The fixed exchange rate has also given new life to the currency black market, where the dollar goes for around 13 to 14 hryvnias and discounts are said to be given for large exchange amounts. To keep the supply of dollars flowing into these informal markets, groups of currency hawks have become commonplace around central exchange points. By flooding the line, groups can often drain the bank of dollars, crunching the supply.
The rush for dollars is a psychological outcome of Ukraine’s instability, said Volodymyr Sidenko, a senior research fellow at the Razumkov Center, an independent think tank in Kiev. “It’s not just the parliamentary election, but the big question is, ‘what happens if the war in the east doesn’t end?’” he said.
Add to this problem that corruption has corroded Ukraine’s economy, and you get the current economic situation, Sidenko explained. A thorough set of reforms and a realistic peace plan are essential to creating both domestic and international confidence in Ukraine’s economy. Until these conditions are met, the “currency of last resort,” ie. the dollar, will be in high demand, he predicted.
According to Sidenko, there was no such dollar shortage in Ukraine in the wake of the 2008 financial collapse. Rather, today’s bank lines more closely resemble those of the early 1990s, after the collapse of the Soviet Union and Ukraine’s independence, he said.

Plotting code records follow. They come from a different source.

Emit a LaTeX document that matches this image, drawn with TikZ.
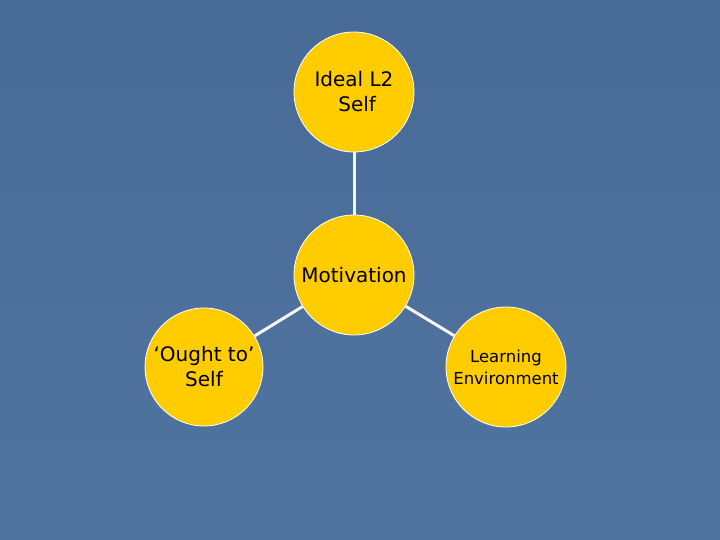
\documentclass[tikz,border=0pt]{standalone}
\usepackage{fontspec}
\setmainfont{DejaVu Sans}
\usetikzlibrary{positioning}
\definecolor{slideblue}{RGB}{80,116,160}
\definecolor{slidetop}{RGB}{72,106,150}
\definecolor{bubbleyellow}{RGB}{255,204,0}
\tikzset{
  bubble/.style={circle,draw=white,line width=0.8bp,fill=bubbleyellow,minimum size=120bp,inner sep=0pt,align=center,font=\fontsize{20bp}{25bp}\selectfont},
  spoke/.style={draw=white!92!gray,line width=3bp}
}
\begin{document}
\begin{tikzpicture}[x=1bp,y=-1bp]
        % slide background
\shade[top color=slidetop,bottom color=slideblue] (0,0) rectangle (720,540);
\useasboundingbox (0,0) rectangle (720,540);
        % motivation triangle
\node[bubble] (ideal) at (354,92) {Ideal L2\\ \ Self};
\node[bubble] (motiv) at (354,275) {Motivation};
\node[bubble,minimum size=118bp] (ought) at (204,367) {`Ought to'\\Self};
\node[bubble,font=\fontsize{16.5bp}{22bp}\selectfont] (learn) at (506,367) {Learning\\Environment};

\draw[spoke] (ideal) -- (motiv);
\draw[spoke] (motiv) -- (ought);
\draw[spoke] (motiv) -- (learn);
    \end{tikzpicture}
\end{document}
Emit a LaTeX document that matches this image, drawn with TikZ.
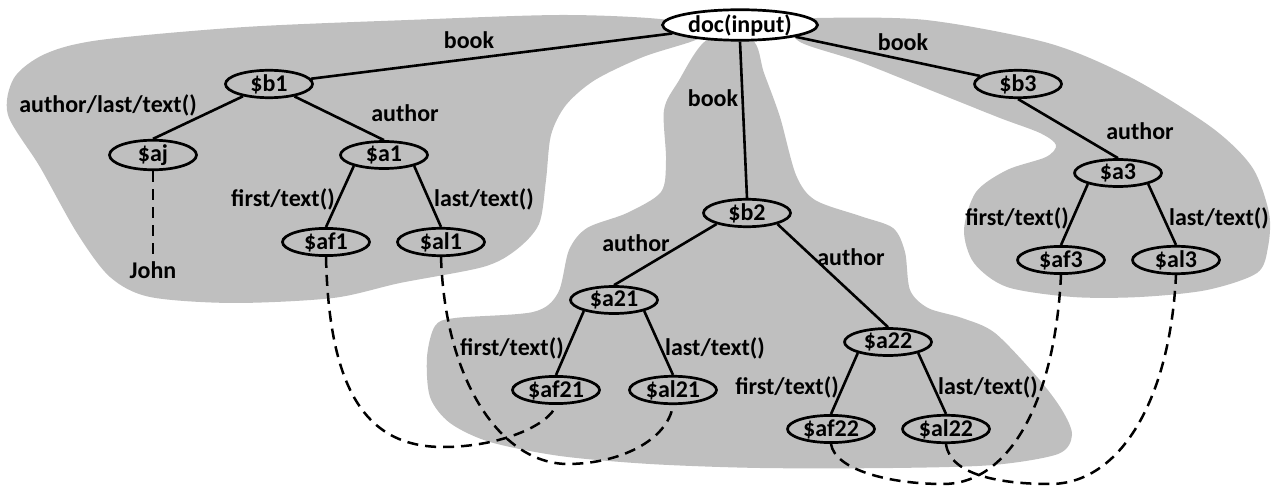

By noon at Oshchad Bank, Martyniuk had nearly made it to the counter, and what had been a reasonably organized line had turned into a group of more than 30 people jockeying for a position close to the cash register. Every five minutes or so, as one person walked out with dollars in hand, the mood would spike.
Tatiyana Odendal, 40, had brought her son along with her, to take turns standing in line and to make sure they could each take advantage of the $200 per person limit. “All my savings are in dollars in Ukrainian banks, but my bank doesn’t have dollars,” said Odendal. Although she was frustrated about losing money in successive transactions—taking out hryvnias saved in dollars and changing them back to dollars—Odendal said it seemed like the best bet. Why? “In short, I don’t trust any bank.” Better to keep the dollars in a cupboard at home, she said.